PROBLEM DESCRIPTION —
Please copy out exactly, and only, the lines between the line with "Write a Python" and the line with "xpos = [1, 2, 3, 4]", both included. Pictures are to be omitted.

-- start INPUT RECORDS --

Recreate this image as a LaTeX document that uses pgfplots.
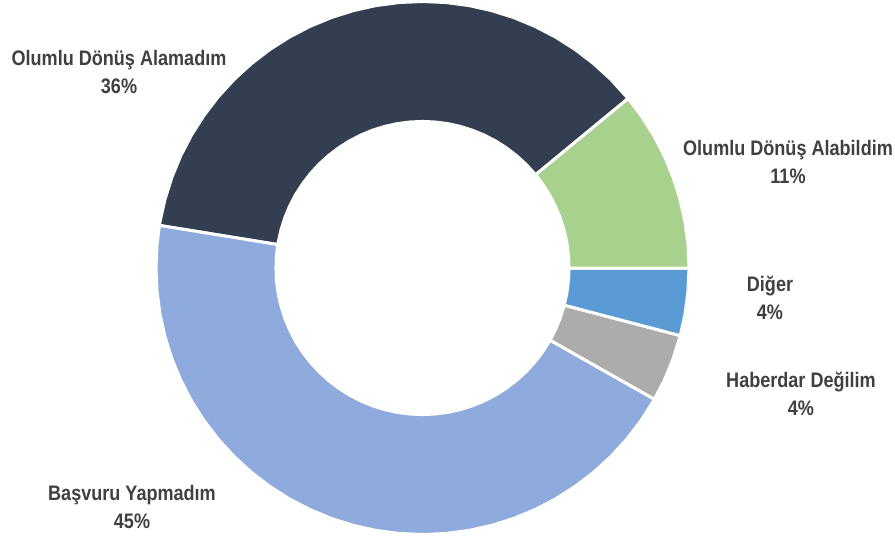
\documentclass[border=0pt]{standalone}
\usepackage{fontspec}
\setmainfont{Liberation Sans}[FakeStretch=0.86]
\usepackage{pgfplots}
\pgfplotsset{compat=1.18}
\usepgfplotslibrary{polar}

\definecolor{cDark}{HTML}{333F50}
\definecolor{cGreen}{HTML}{A9D18E}
\definecolor{cBlue}{HTML}{5B9BD5}
\definecolor{cGray}{HTML}{AEABAB}
\definecolor{cLight}{HTML}{8FAADC}
\definecolor{cText}{HTML}{404040}

\begin{document}
\begin{tikzpicture}
\useasboundingbox (0,0) rectangle (895pt,542pt);
% shares: Alamadim 36.5, Alabildim 11.0, Diger 4.1, Haberdar Degilim 4.1, Basvuru Yapmadim 44.3
% sector edges in degrees: 39.5 | 0 | -14.7 | -29.5 | 170.8
\begin{polaraxis}[
    at={(422.5pt,274pt)}, anchor=center,
    scale only axis, width=533pt, height=533pt,
    ymin=0, ymax=1,
    hide axis, clip=false,
    every axis plot/.append style={draw=white, line width=3pt, line join=miter},
]
% Olumlu Donus Alamadim
\addplot[fill=cDark] coordinates {
    (39.5,1) (45,1) (50,1) (55,1) (60,1) (65,1) (70,1) (75,1) (80,1) (85,1) (90,1) (95,1) (100,1) (105,1) (110,1) (115,1) (120,1) (125,1) (130,1) (135,1) (140,1) (145,1) (150,1) (155,1) (160,1) (165,1) (170,1) (170.8,1)
    (170.8,0.55) (170,0.55) (165,0.55) (160,0.55) (155,0.55) (150,0.55) (145,0.55) (140,0.55) (135,0.55) (130,0.55) (125,0.55) (120,0.55) (115,0.55) (110,0.55) (105,0.55) (100,0.55) (95,0.55) (90,0.55) (85,0.55) (80,0.55) (75,0.55) (70,0.55) (65,0.55) (60,0.55) (55,0.55) (50,0.55) (45,0.55) (39.5,0.55)
} -- cycle;
% Basvuru Yapmadim
\addplot[fill=cLight] coordinates {
    (170.8,1) (175,1) (180,1) (185,1) (190,1) (195,1) (200,1) (205,1) (210,1) (215,1) (220,1) (225,1) (230,1) (235,1) (240,1) (245,1) (250,1) (255,1) (260,1) (265,1) (270,1) (275,1) (280,1) (285,1) (290,1) (295,1) (300,1) (305,1) (310,1) (315,1) (320,1) (325,1) (330,1) (330.5,1)
    (330.5,0.55) (330,0.55) (325,0.55) (320,0.55) (315,0.55) (310,0.55) (305,0.55) (300,0.55) (295,0.55) (290,0.55) (285,0.55) (280,0.55) (275,0.55) (270,0.55) (265,0.55) (260,0.55) (255,0.55) (250,0.55) (245,0.55) (240,0.55) (235,0.55) (230,0.55) (225,0.55) (220,0.55) (215,0.55) (210,0.55) (205,0.55) (200,0.55) (195,0.55) (190,0.55) (185,0.55) (180,0.55) (175,0.55) (170.8,0.55)
} -- cycle;
% Haberdar Degilim
\addplot[fill=cGray] coordinates {
    (330.5,1) (335,1) (340,1) (345.3,1)
    (345.3,0.55) (340,0.55) (335,0.55) (330.5,0.55)
} -- cycle;
% Diger
\addplot[fill=cBlue] coordinates {
    (345.3,1) (350,1) (355,1) (360,1)
    (360,0.55) (355,0.55) (350,0.55) (345.3,0.55)
} -- cycle;
% Olumlu Donus Alabildim
\addplot[fill=cGreen] coordinates {
    (0,1) (5,1) (10,1) (15,1) (20,1) (25,1) (30,1) (35,1) (39.5,1)
    (39.5,0.55) (35,0.55) (30,0.55) (25,0.55) (20,0.55) (15,0.55) (10,0.55) (5,0.55) (0,0.55)
} -- cycle;
\end{polaraxis}

\tikzset{lbl/.style={font=\fontsize{21}{28}\selectfont\bfseries, text=cText, align=center, inner sep=0pt}}
\node[lbl] at (119pt,470pt) {Olumlu Dönüş Alamadım\\36\%};
\node[lbl] at (788pt,380pt) {Olumlu Dönüş Alabildim\\11\%};
\node[lbl] at (770pt,244pt) {Diğer\\4\%};
\node[lbl] at (801pt,148pt) {Haberdar Değilim\\4\%};
\node[lbl] at (132pt,35pt) {Başvuru Yapmadım\\45\%};
\end{tikzpicture}
\end{document}
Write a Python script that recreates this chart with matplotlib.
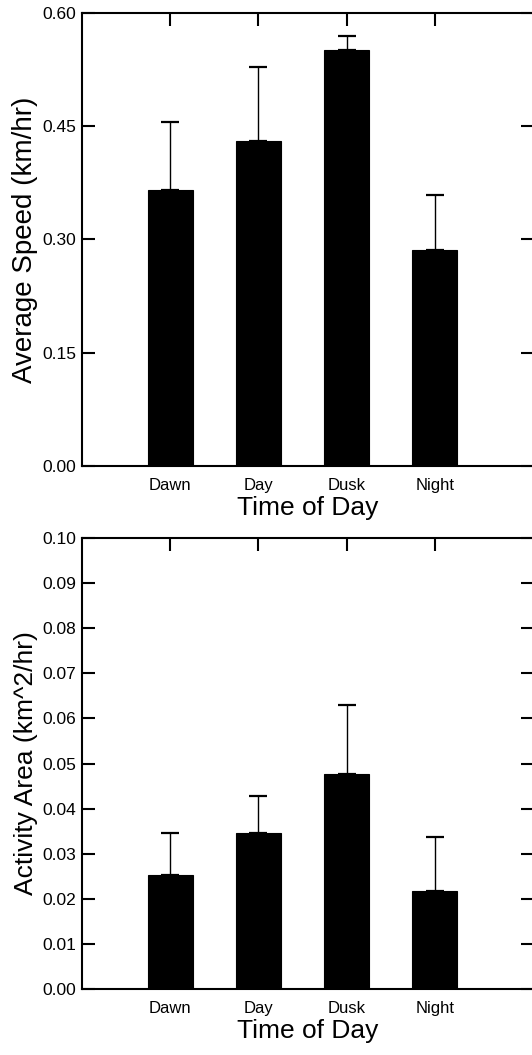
import matplotlib
matplotlib.use("Agg")
import matplotlib.pyplot as plt

plt.rcParams['font.family'] = ['Liberation Sans', 'DejaVu Sans']

# data
periods = ["Dawn", "Day", "Dusk", "Night"]
speed_mean = [0.365, 0.430, 0.551, 0.286]
speed_err = [0.091, 0.098, 0.019, 0.073]
area_mean = [0.0252, 0.0346, 0.0477, 0.0218]
area_err = [0.0094, 0.0082, 0.0152, 0.0119]

speed_ticks = [0.00, 0.15, 0.30, 0.45, 0.60]
area_ticks = [0.00, 0.01, 0.02, 0.03, 0.04, 0.05, 0.06, 0.07, 0.08, 0.09, 0.10]

fig = plt.figure(figsize=(5.32, 10.55), dpi=100)
# right spine sits just past the image edge, as in the scan
ax1 = fig.add_axes([0.1541, 0.5583, 0.849, 0.4294])
ax2 = fig.add_axes([0.1541, 0.0626, 0.849, 0.4274])

xpos = [1, 2, 3, 4]


def draw_panel(ax, means, errs, yticks, ylabel, ylabel_size):
    ax.bar(xpos, means, width=0.51, color='black', edgecolor='black', linewidth=0.8, zorder=2)
    ax.errorbar(xpos, means, yerr=[[0] * len(errs), errs], fmt='none', ecolor='black',
                elinewidth=1.0, capsize=6.5, capthick=1.6, zorder=1)
    ax.set_xlim(0, 5.12)
    ax.set_ylim(yticks[0], yticks[-1])
    ax.set_yticks(yticks)
    ax.set_yticklabels([f"{t:.2f}" for t in yticks])
    ax.set_xticks(xpos)
    ax.set_xticklabels(periods, fontsize=12)
    ax.tick_params(axis='x', bottom=False, top=True, direction='in', length=9.5, width=1.5, pad=9)
    ax.tick_params(axis='y', left=True, right=True, direction='in', length=9.5, width=1.5,
                   labelsize=12.5, pad=4)
    for s in ax.spines.values():
        s.set_linewidth(1.5)
    ax.set_xlabel("Time of Day", fontsize=19, labelpad=2)
    ax.set_ylabel(ylabel, fontsize=ylabel_size, labelpad=3)


draw_panel(ax1, speed_mean, speed_err, speed_ticks, "Average Speed (km/hr)", 20)
draw_panel(ax2, area_mean, area_err, area_ticks, "Activity Area (km^2/hr)", 19)

fig.savefig("out.png", dpi=100)
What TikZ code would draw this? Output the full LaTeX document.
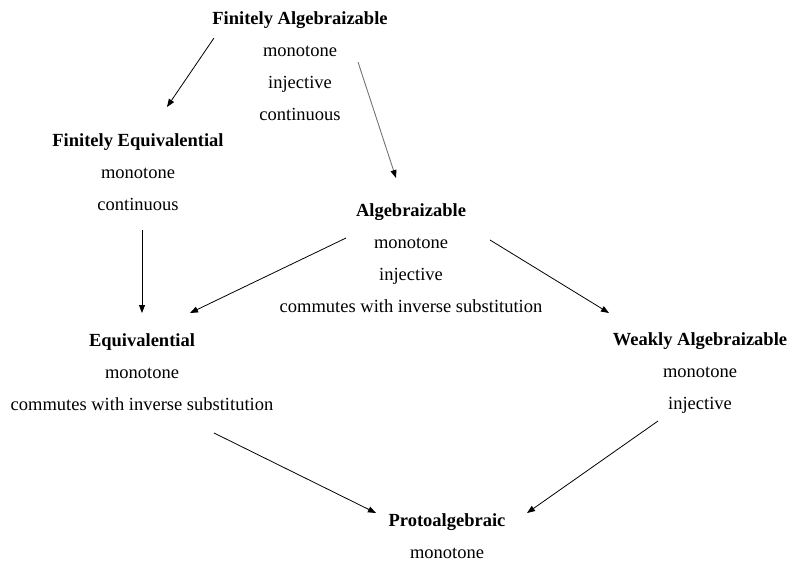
\documentclass[tikz,border=0pt]{standalone}
\usepackage{fontspec}
\setmainfont{Liberation Serif}
\usetikzlibrary{arrows.meta}
\begin{document}
\begin{tikzpicture}[x=1pt,y=-1pt,
  blk/.style={align=center,inner sep=0pt,font=\fontsize{18.5}{32}\selectfont},
  arr/.style={line width=0.8pt,-{Triangle[length=8pt,width=6pt]}},
  grayarr/.style={line width=0.9pt,draw=black!55,-{Triangle[length=8pt,width=6pt,color=black]}}]
\useasboundingbox (0,0) rectangle (789,562);
\node[blk] (fa) at (300,66) {\textbf{Finitely Algebraizable}\\monotone\\injective\\continuous};
\node[blk] (fe) at (138,172) {\textbf{Finitely Equivalential}\\monotone\\continuous};
\node[blk] (al) at (411,258) {\textbf{Algebraizable}\\monotone\\injective\\commutes with inverse substitution};
\node[blk] (eq) at (142,372) {\textbf{Equivalential}\\monotone\\commutes with inverse substitution};
\node[blk] (wa) at (700,373) {\textbf{Weakly Algebraizable}\\monotone\\injective};
\node[blk] (pr) at (447,536) {\textbf{Protoalgebraic}\\monotone};
% connector ends
\coordinate (fa1) at (214,38);  \coordinate (fe1) at (167,107);
\coordinate (fa2) at (358,62);  \coordinate (al1) at (396,178);
\coordinate (fe2) at (142,230); \coordinate (eq1) at (142,313);
\coordinate (al2) at (346,238); \coordinate (eq2) at (190,313);
\coordinate (al3) at (490,240); \coordinate (wa1) at (609,313);
\coordinate (eq3) at (214,433); \coordinate (pr1) at (376,513);
\coordinate (wa2) at (658,421); \coordinate (pr2) at (527,513);
\draw[arr] (fa1) -- (fe1);
\draw[grayarr] (fa2) -- (al1);
\draw[arr] (fe2) -- (eq1);
\draw[arr] (al2) -- (eq2);
\draw[arr] (al3) -- (wa1);
\draw[arr] (eq3) -- (pr1);
\draw[arr] (wa2) -- (pr2);
\end{tikzpicture}
\end{document}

-- end INPUT RECORDS --

FULL OUTPUT —
Write a Python script that recreates this chart with matplotlib.
import matplotlib
matplotlib.use("Agg")
import matplotlib.pyplot as plt

plt.rcParams['font.family'] = ['Liberation Sans', 'DejaVu Sans']

# data
periods = ["Dawn", "Day", "Dusk", "Night"]
speed_mean = [0.365, 0.430, 0.551, 0.286]
speed_err = [0.091, 0.098, 0.019, 0.073]
area_mean = [0.0252, 0.0346, 0.0477, 0.0218]
area_err = [0.0094, 0.0082, 0.0152, 0.0119]

speed_ticks = [0.00, 0.15, 0.30, 0.45, 0.60]
area_ticks = [0.00, 0.01, 0.02, 0.03, 0.04, 0.05, 0.06, 0.07, 0.08, 0.09, 0.10]

fig = plt.figure(figsize=(5.32, 10.55), dpi=100)
# right spine sits just past the image edge, as in the scan
ax1 = fig.add_axes([0.1541, 0.5583, 0.849, 0.4294])
ax2 = fig.add_axes([0.1541, 0.0626, 0.849, 0.4274])

xpos = [1, 2, 3, 4]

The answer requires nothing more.